Several recently published trials which were not included in the review also appear to support a role for e-cigarettes in smoking cessation, although absolute success rates were still very low.

In a study from England with 886 cigarette users, switching to e-cigarettes was associated with greater cigarette abstinence at 1 year compared to NRT use (18% vs 9.9%).

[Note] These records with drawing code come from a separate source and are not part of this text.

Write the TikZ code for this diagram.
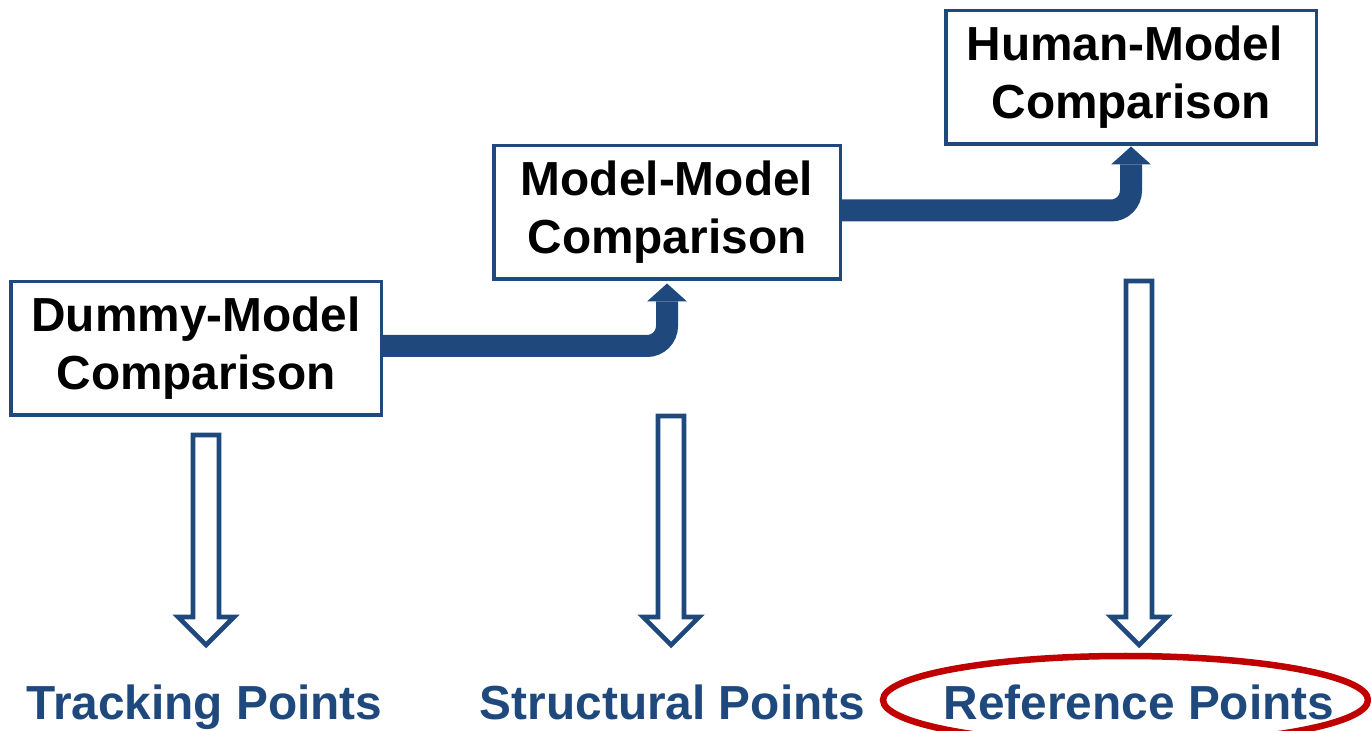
\documentclass[tikz,border=0pt]{standalone}
\usepackage{fontspec}
\setmainfont{Liberation Sans}
\usetikzlibrary{arrows.meta}
\definecolor{navy}{RGB}{31,73,125}
\definecolor{darkred}{RGB}{192,0,0}
\tikzset{
  cmpbox/.style={draw=navy, line width=1.75pt, fill=white, align=center,
    minimum width=185.25pt, minimum height=66.75pt, inner sep=0pt,
    font=\fontsize{23.9pt}{29pt}\selectfont\bfseries},
  ptlabel/.style={text=navy, anchor=base, inner sep=0pt,
    font=\fontsize{23.9pt}{29pt}\selectfont\bfseries},
  flow/.style={draw=navy, line width=11pt, rounded corners=10pt,
    -{Triangle[width=20pt,length=9pt,line width=0pt]}},
  hollow/.style={draw=navy, line width=2.3pt, fill=white, line join=miter},
  ring/.style={draw=darkred, line width=3.25pt}
}
\newcommand\hollowarrow[3]{%
  \draw[hollow] (#1-13,#2) -- (#1+13,#2) -- (#1+13,#3) -- (#1+28,#3)
    -- (#1,#3+28) -- (#1-28,#3) -- (#1-13,#3) -- cycle;}
\begin{document}
\begin{tikzpicture}[x=0.5pt,y=-0.5pt]
\useasboundingbox (0,0) rectangle (1371,731);
% boxes
\node[cmpbox] (dummy) at (196,348.5) {Dummy-Model\\Comparison};
\node[cmpbox, minimum width=173.25pt] (mm) at (667,212.5) {Model-Model\\Comparison};
\node[cmpbox] (human) at (1131,77.5) {Human-Model\hspace*{6.5pt}\\Comparison};
% flow arrows
\draw[flow] ([yshift=1.25pt]dummy.east) -| ([yshift=-1.25pt]mm.south);
\draw[flow] ([yshift=1pt]mm.east) -| ([yshift=-0.25pt]human.south);
% red ellipse
\draw[ring] (1125.5,700) ellipse [x radius=242.5, y radius=44];
% hollow arrows
\hollowarrow{206}{435}{617}
\hollowarrow{671}{416}{617}
\hollowarrow{1139}{281}{617}
% labels
\node[ptlabel] (track) at (204.5,719.5) {Tracking Points};
\node[ptlabel] (struct) at (672.5,719.5) {Structural Points};
\node[ptlabel] (ref) at (1139,719.5) {Reference Points};
\end{tikzpicture}
\end{document}
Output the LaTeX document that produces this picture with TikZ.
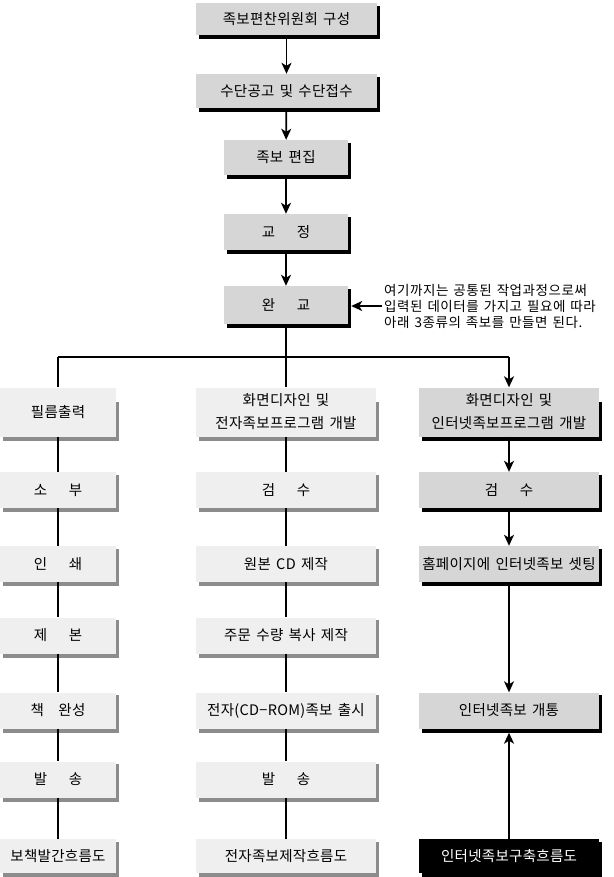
\documentclass[tikz,border=0pt]{standalone}
\usepackage{fontspec}
\newfontfamily\kr[LetterSpace=2,WordSpace=1.5]{Noto Sans CJK KR}
\newfontfamily\krnote[LetterSpace=4,WordSpace=1.4]{Noto Sans CJK KR}
\usetikzlibrary{arrows.meta,backgrounds}
\definecolor{boxdark}{HTML}{D6D6D6}
\definecolor{boxlight}{HTML}{EFEFEF}
\definecolor{shadegray}{HTML}{8C8C8C}
\newcommand\shd[3][3]{\fill[#2] ([shift={(3pt,-4pt)}]#3.south west) rectangle ([shift={(3pt,-#1pt)}]#3.north east);}
\tikzset{
  base/.style={inner sep=0pt, align=center, font=\kr\fontsize{14.5}{23}\selectfont, text=black},
  topbox/.style={base, fill=boxdark},
  lightbox/.style={base, fill=boxlight, minimum height=36pt},
  darkbox/.style={base, fill=boxdark, minimum height=36pt, minimum width=180pt},
  tallbox/.style={minimum height=49pt},
  endbox/.style={minimum height=34pt},
  blackbox/.style={base, fill=black, text=white, minimum width=180pt, minimum height=34pt},
  notetext/.style={inner sep=2pt, align=left, font=\krnote\fontsize{13.5}{16}\selectfont},
  conn/.style={line width=1.7pt, draw=black},
  hline/.style={line width=2.2pt, draw=black},
  arr/.style={conn, -{Stealth[length=11pt,width=10pt,inset=3pt]}}
}
\begin{document}
\begin{tikzpicture}[x=1pt,y=-1pt]
\useasboundingbox (0,0) rectangle (613,877);

% top chain
\node[topbox, minimum width=181pt, minimum height=32pt] (t1) at (286.5,19) {족보편찬위원회 구성};
\node[topbox, minimum width=181pt, minimum height=34pt] (t2) at (286.5,91) {수단공고 및 수단접수};
\node[topbox, minimum width=124pt, minimum height=35pt] (t3) at (286,157.5) {족보 편집};
\node[topbox, minimum width=124pt, minimum height=36pt] (t4) at (286,232) {교\hspace{1.5em}정};
\node[topbox, minimum width=124pt, minimum height=38pt] (t5) at (286,305) {완\hspace{1.5em}교};

\node[notetext, anchor=west] (note) at (382,306) {여기까지는 공통된 작업과정으로써\\입력된 데이터를 가지고 필요에 따라\\아래 3종류의 족보를 만들면 된다.};

% left column
\node[lightbox, tallbox, minimum width=116pt] (l1) at (58,412) {필름출력};
\node[lightbox, minimum width=116pt] (l2) at (58,490) {소\hspace{1.5em}부};
\node[lightbox, minimum width=116pt] (l3) at (58,564) {인\hspace{1.5em}쇄};
\node[lightbox, minimum width=116pt] (l4) at (58,635.5) {제\hspace{1.5em}본};
\node[lightbox, minimum width=116pt] (l5) at (58,710.5) {책\hspace{1em}완성};
\node[lightbox, minimum width=116pt] (l6) at (58,779.5) {발\hspace{1.5em}송};
\node[lightbox, endbox, minimum width=116pt] (l7) at (58,856) {보책발간흐름도};

% middle column
\node[lightbox, tallbox, minimum width=180pt] (m1) at (286,412) {화면디자인 및\\전자족보프로그램 개발};
\node[lightbox, minimum width=180pt] (m2) at (286,490) {검\hspace{1.5em}수};
\node[lightbox, minimum width=180pt] (m3) at (286,564) {원본 CD 제작};
\node[lightbox, minimum width=180pt] (m4) at (286,635.5) {주문 수량 복사 제작};
\node[lightbox, minimum width=180pt] (m5) at (286,710.5) {전자(CD−ROM)족보 출시};
\node[lightbox, minimum width=180pt] (m6) at (286,779.5) {발\hspace{1.5em}송};
\node[lightbox, endbox, minimum width=180pt] (m7) at (286,856) {전자족보제작흐름도};

% right column
\node[darkbox, tallbox] (r1) at (509,412) {화면디자인 및\\인터넷족보프로그램 개발};
\node[darkbox] (r2) at (509,490) {검\hspace{1.5em}수};
\node[darkbox] (r3) at (509,564) {홈페이지에 인터넷족보 셋팅};
\node[darkbox] (r4) at (509,710.5) {인터넷족보 개통};
\node[blackbox] (r5) at (509,856) {인터넷족보구축흐름도};

% background and shadows
\begin{scope}[on background layer]
  \fill[white] (0,0) rectangle (613,877);
  \shd{black}{t1}\shd{black}{t2}\shd{black}{t3}\shd{black}{t4}\shd{black}{t5}
  \shd[15]{shadegray}{l1}\shd{shadegray}{l2}\shd{shadegray}{l3}\shd{shadegray}{l4}\shd{shadegray}{l5}\shd{shadegray}{l6}\shd{shadegray}{l7}
  \shd[15]{shadegray}{m1}\shd{shadegray}{m2}\shd{shadegray}{m3}\shd{shadegray}{m4}\shd{shadegray}{m5}\shd{shadegray}{m6}\shd{shadegray}{m7}
  \shd[15]{black}{r1}\shd{black}{r2}\shd{black}{r3}\shd{black}{r4}\shd{black}{r5}
\end{scope}

% connectors top
\draw[arr] (t1) -- (t2);
\draw[arr] (t2) -- (t3);
\draw[arr] (t3) -- (t4);
\draw[arr] (t4) -- (t5);
\draw[arr] (note.west) -- ([xshift=3pt]t5.east |- note.west);

\coordinate (hub) at (286,357);
\draw[conn] (t5) -- (m1);
\draw[hline] (l1 |- hub) -- (r1 |- hub);
\draw[conn] (l1 |- hub) -- (l1);
\draw[arr] (r1 |- hub) -- (r1);

\draw[conn] (l1) -- (l2) -- (l3) -- (l4) -- (l5) -- (l6) -- (l7);
\draw[conn] (m1) -- (m2) -- (m3) -- (m4) -- (m5) -- (m6) -- (m7);

\draw[arr] (r1) -- (r2);
\draw[arr] (r2) -- (r3);
\draw[arr] (r3) -- (r4);
\draw[arr, shorten >=4pt] (r5) -- (r4);
\end{tikzpicture}
\end{document}
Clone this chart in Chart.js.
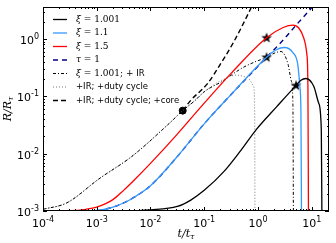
<!DOCTYPE html>
<html>
<head>
<meta charset="utf-8">
<script src="https://cdn.jsdelivr.net/npm/chart.js@4/dist/chart.umd.min.js"></script>
<style>
  html, body { margin: 0; padding: 0; background: #fff; }
  canvas { display: block; }
</style>
</head>
<body>
<canvas id="myChart" width="336" height="243"></canvas>
<script>
// axis ticks (label = "10" + exponent)
const xMajor = [1e-4, 1e-3, 1e-2, 1e-1, 1, 10];
const xTickExp = ['-4', '-3', '-2', '-1', '0', '1'];
const yMajor = [1e-3, 1e-2, 1e-1, 1];
const yTickExp = ['-3', '-2', '-1', '0'];

// xi = 1.001
const tXi1001 = [1e-4, 3.16e-3, 0.01, 0.0316, 0.0562, 0.1, 0.234, 0.457, 0.93, 2.24, 5.13, 6.31, 7.76, 10.96, 13.5, 15.1, 15.5];
const rXi1001 = [1e-3, 1.01e-3, 1.05e-3, 1.2e-3, 1.55e-3, 2.29e-3, 4.9e-3, 0.0107, 0.0263, 0.066, 0.155, 0.19, 0.204, 0.148, 0.0759, 0.0263, 7.9e-4];

// xi = 1.1
const tXi11 = [1e-4, 6.3e-4, 1e-3, 2.0e-3, 3.16e-3, 5.0e-3, 0.01, 0.0316, 0.1, 0.316, 1.45, 2.19, 3.09, 4.47, 5.5, 6.03, 6.31, 6.46];
const rXi11 = [1e-3, 1.01e-3, 1.02e-3, 1.17e-3, 1.38e-3, 1.74e-3, 2.75e-3, 8.9e-3, 0.0331, 0.107, 0.479, 0.646, 0.708, 0.575, 0.363, 0.148, 0.0513, 7.9e-4];

// xi = 1.5
const tXi15 = [1e-4, 3.16e-4, 6.3e-4, 1e-3, 2.0e-3, 3.16e-3, 5.0e-3, 0.01, 0.0316, 0.1, 0.316, 1.45, 2.95, 4.47, 5.75, 7.08, 8.13, 8.51, 8.71];
const rXi15 = [1e-3, 1.01e-3, 1.07e-3, 1.17e-3, 1.58e-3, 2.29e-3, 3.47e-3, 6.76e-3, 0.0219, 0.0759, 0.251, 1.05, 1.58, 1.74, 1.55, 1.05, 0.537, 0.148, 7.9e-4];

// tau = 1
const tTau = [1e-4, 6.3e-4, 1e-3, 2.0e-3, 3.16e-3, 5.0e-3, 0.01, 0.0316, 0.1, 0.316, 1.45, 2.95, 5.13, 8.91, 12.6];
const rTau = [1e-3, 1.01e-3, 1.02e-3, 1.17e-3, 1.38e-3, 1.74e-3, 2.75e-3, 8.9e-3, 0.0331, 0.107, 0.479, 0.955, 1.74, 3.09, 4.57];

// xi = 1.001; + IR
const tIR = [1e-4, 2.75e-4, 1.1e-3, 4.47e-3, 0.0214, 0.0398, 0.066, 0.1, 0.234, 0.355, 0.55, 0.83, 1.45, 2.0, 2.69, 3.63, 4.17, 4.47, 4.57];
const rIR = [1.07e-3, 1.38e-3, 3.63e-3, 8.9e-3, 0.0324, 0.0562, 0.083, 0.12, 0.19, 0.251, 0.324, 0.389, 0.479, 0.562, 0.603, 0.363, 0.186, 0.0759, 7.9e-4];

// +IR; +duty cycle
const tDuty = [1e-4, 2.75e-4, 1.1e-3, 4.47e-3, 0.0214, 0.0398, 0.066, 0.115, 0.234, 0.398, 0.63, 0.83, 0.87, 0.88];
const rDuty = [1.07e-3, 1.38e-3, 3.63e-3, 8.9e-3, 0.0324, 0.0562, 0.083, 0.132, 0.2, 0.234, 0.214, 0.148, 0.0513, 7.9e-4];

// +IR; +duty cycle; +core
const tCore = [0.0398, 0.0562, 0.115, 0.2, 0.355, 0.676, 0.89];
const rCore = [0.0562, 0.085, 0.166, 0.363, 0.891, 2.88, 5.0];

// markers
const tStars = [1.45, 1.45, 5.13];
const rStars = [1.05, 0.479, 0.155];
const tDot = [0.0398];
const rDot = [0.0562];

const pts = (ts, rs) => ts.map((t, i) => ({x: t, y: rs[i]}));

// filled five point star for the markers
const starImg = document.createElement('canvas');
starImg.width = 12; starImg.height = 12;
(function () {
  const c = starImg.getContext('2d');
  c.fillStyle = '#000';
  c.beginPath();
  for (let k = 0; k < 10; k++) {
    const r = k % 2 ? 2.3 : 5.6;
    const a = -Math.PI / 2 + k * Math.PI / 5;
    c.lineTo(6 + r * Math.cos(a), 6.3 + r * Math.sin(a));
  }
  c.closePath();
  c.fill();
})();

const lineDs = (label, data, color, width, dash) => ({
  label: label, data: data, borderColor: color, borderWidth: width, borderDash: dash,
  pointRadius: 0, fill: false, cubicInterpolationMode: 'monotone'
});

const datasets = [
  lineDs('xi1001', pts(tXi1001, rXi1001), '#000000', 1.3, []),
  lineDs('xi11', pts(tXi11, rXi11), '#3399ff', 1.3, []),
  lineDs('xi15', pts(tXi15, rXi15), '#ff0000', 1.3, []),
  lineDs('tau', pts(tTau, rTau), '#00008b', 1.4, [5, 4]),
  lineDs('ir', pts(tIR, rIR), '#000000', 1.0, [3, 2, 1, 2]),
  lineDs('duty', pts(tDuty, rDuty), '#777777', 1.0, [1, 2]),
  lineDs('core', pts(tCore, rCore), '#000000', 1.4, [5, 3]),
  {label: 'stars', data: pts(tStars, rStars), showLine: false, pointStyle: starImg, pointRadius: 6},
  {label: 'dot', data: pts(tDot, rDot), showLine: false, pointStyle: 'circle', pointRadius: 3.5,
   pointBackgroundColor: '#000', pointBorderColor: '#000'}
];

const legendItems = [
  {ds: 0, parts: [['ξ', 'italic 9px "DejaVu Serif"'], [' = 1.001', '9px "DejaVu Serif"']]},
  {ds: 1, parts: [['ξ', 'italic 9px "DejaVu Serif"'], [' = 1.1', '9px "DejaVu Serif"']]},
  {ds: 2, parts: [['ξ', 'italic 9px "DejaVu Serif"'], [' = 1.5', '9px "DejaVu Serif"']]},
  {ds: 3, parts: [['τ', 'italic 9px "DejaVu Serif"'], [' = 1', '9px "DejaVu Serif"']]},
  {ds: 4, parts: [['ξ', 'italic 9px "DejaVu Serif"'], [' = 1.001; + ', '9px "DejaVu Serif"'], ['IR', '8.5px "DejaVu Sans"']]},
  {ds: 5, parts: [['+IR; +duty cycle', '8.5px "DejaVu Sans"']]},
  {ds: 6, parts: [['+IR; +duty cycle; +core', '8.5px "DejaVu Sans"']]}
];

// "10" with a raised exponent
function powLabel(ctx, exp, x, y, align) {
  ctx.font = '11px "DejaVu Sans"';
  const wb = ctx.measureText('10').width;
  ctx.font = '8px "DejaVu Sans"';
  const we = ctx.measureText(exp).width;
  let x0 = align === 'center' ? x - (wb + we) / 2 : x - wb - we;
  ctx.textAlign = 'left';
  ctx.textBaseline = 'alphabetic';
  ctx.font = '11px "DejaVu Sans"';
  ctx.fillText('10', x0, y);
  ctx.font = '8px "DejaVu Sans"';
  ctx.fillText(exp, x0 + wb, y - 5);
}

const framePlugin = {
  id: 'frame',
  afterDatasetsDraw(chart) {
    const {ctx, chartArea: a, scales} = chart;
    ctx.save();
    // frame
    ctx.strokeStyle = '#000';
    ctx.lineWidth = 1;
    ctx.strokeRect(a.left + 0.5, a.top + 0.5, a.right - a.left - 1, a.bottom - a.top - 1);
    // inward ticks, all four sides
    const tick = (scale, horiz, majors) => {
      const vals = [];
      majors.forEach(m => {
        vals.push([m, 4]);
        for (let k = 2; k < 10; k++) vals.push([m * k, 2]);
      });
      vals.push([majors[0] / 10 * 9, 2]);
      vals.forEach(([v, len]) => {
        if (v < scale.min || v > scale.max) return;
        const p = Math.round(scale.getPixelForValue(v)) + 0.5;
        ctx.beginPath();
        if (horiz) {
          ctx.moveTo(p, a.bottom); ctx.lineTo(p, a.bottom - len);
          ctx.moveTo(p, a.top); ctx.lineTo(p, a.top + len);
        } else {
          ctx.moveTo(a.left, p); ctx.lineTo(a.left + len, p);
          ctx.moveTo(a.right, p); ctx.lineTo(a.right - len, p);
        }
        ctx.stroke();
      });
    };
    tick(scales.x, true, xMajor);
    tick(scales.y, false, yMajor);

    // tick labels
    ctx.fillStyle = '#000';
    xMajor.forEach((v, i) => powLabel(ctx, xTickExp[i], scales.x.getPixelForValue(v), a.bottom + 16, 'center'));
    yMajor.forEach((v, i) => powLabel(ctx, yTickExp[i], a.left - 4, scales.y.getPixelForValue(v) + 5, 'right'));

    // legend in the upper left
    legendItems.forEach((it, i) => {
      const ds = chart.data.datasets[it.ds];
      const y = a.top + 12.5 + i * 13.5;
      ctx.strokeStyle = ds.borderColor;
      ctx.lineWidth = ds.borderWidth;
      ctx.setLineDash(ds.borderDash);
      ctx.beginPath();
      ctx.moveTo(a.left + 10, y); ctx.lineTo(a.left + 24, y);
      ctx.stroke();
      ctx.setLineDash([]);
      let x = a.left + 33;
      ctx.fillStyle = '#000';
      ctx.textBaseline = 'middle';
      ctx.textAlign = 'left';
      it.parts.forEach(([txt, font]) => {
        ctx.font = font;
        ctx.fillText(txt, x, y);
        x += ctx.measureText(txt).width;
      });
    });

    // axis titles
    const label = (main, sub) => {
      ctx.font = 'italic 11px "DejaVu Serif"';
      const w1 = ctx.measureText(main).width;
      ctx.font = 'italic 8px "DejaVu Serif"';
      const w2 = ctx.measureText(sub).width;
      return [w1, w2];
    };
    ctx.textBaseline = 'alphabetic';
    ctx.textAlign = 'left';
    let [w1, w2] = label('t/t', 'τ');
    let x0 = (a.left + a.right) / 2 - (w1 + w2) / 2;
    ctx.font = 'italic 11px "DejaVu Serif"';
    ctx.fillText('t/t', x0, 237);
    ctx.font = 'italic 8px "DejaVu Serif"';
    ctx.fillText('τ', x0 + w1, 239);

    [w1, w2] = label('R/R', 'τ');
    ctx.translate(11, (a.top + a.bottom) / 2 + (w1 + w2) / 2);
    ctx.rotate(-Math.PI / 2);
    ctx.font = 'italic 11px "DejaVu Serif"';
    ctx.fillText('R/R', 0, 0);
    ctx.font = 'italic 8px "DejaVu Serif"';
    ctx.fillText('τ', w1, 2);
    ctx.restore();
  }
};

const ctx = document.getElementById('myChart').getContext('2d');
const myChart = new Chart(ctx, {
  type: 'line',
  data: {datasets: datasets},
  options: {
    responsive: false,
    animation: false,
    devicePixelRatio: 1,
    layout: {padding: {top: 1, right: 2, left: 0, bottom: 0}},
    plugins: {legend: {display: false}, tooltip: {enabled: false}},
    scales: {
      x: {
        type: 'logarithmic', min: 1e-4, max: 21,
        grid: {display: false, drawTicks: false}, border: {display: false},
        ticks: {display: false},
        afterBuildTicks: s => { s.ticks = xMajor.map(v => ({value: v})); },
        afterFit: s => { s.height = 32; }
      },
      y: {
        type: 'logarithmic', min: 1e-3, max: 3.6,
        grid: {display: false, drawTicks: false}, border: {display: false},
        ticks: {display: false},
        afterBuildTicks: s => { s.ticks = yMajor.map(v => ({value: v})); },
        afterFit: s => { s.width = 43; }
      }
    }
  },
  plugins: [framePlugin]
});
</script>
</body>
</html>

And in a study from New Zealand, which included 1,124 cigarette smokers, adding e-cigarettes to NRT increased cigarette smoking cessation at 6 months compared to NRT alone, with 7% versus 2% of participants abstaining, respectively.

A recently published Cochrane review of 50 studies involving 12,430 participants found “moderate‐certainty evidence, limited by imprecision,” that e-cigarettes with nicotine increased quit rates at six months or longer compared to non‐nicotine e-cigarettes and compared to NRT and “very low‐certainty evidence” that e-cigarettes with nicotine increased quit rates compared to behavioral support alone or to no support.

Tseng told MedPage Today that none of the randomized trials or reviews included long-term e-cigarette use safety data, because the products haven’t been on the market long enough to establish long-term risk.

“We know people are asking their doctors about e-cigarettes, but we don’t yet have enough data to give them clear answers about the benefits and harms, especially the long-term harms,” she said.

“The good news is the evidence shows that there are very effective ways to help people quit smoking, and one of the most effective strategies is behavioral counseling.”

Relatively new pharmacology cessation strategies include combining long- and short-acting nicotine replacement therapies and starting medication before a quit date — a practice known as pre-loading.

The task force also called for studies to address the many unanswered questions about “the effectiveness of e-cigarettes for smoking cessation, as well as potential short- and long-term harms of e-cigarette use, and to understand whether there are effective and safe pharmacotherapy options for pregnant persons.”

In accompanying commentary, Brenna VanFrank, MD, and Letitia Presley-Cantrell, PhD, of the CDC’s Office on Smoking and Health, wrote that systems-level changes in healthcare delivery can help clinicians deliver smoking cessation counseling and treatments.

They noted that team-based approaches, including chronic disease management models, “can mitigate the burden of screening and treatment delivery on any one individual” and that “delivery of clinical interventions can also be increased with the linkage of payment to cessation-related quality measures and the availability and dissemination of clinical practice guidelines.”

Disclosures

The USPSTF is an independent voluntary body, with support mandated by Congress from the Agency for Healthcare Research and Quality (AHRQ).

All members of the USPSTF receive travel reimbursement and an honorarium for participating in USPSTF meetings. Editorial writers Bremma VamFrank and Letitia Presley-Cantrell reported no relevant disclosures.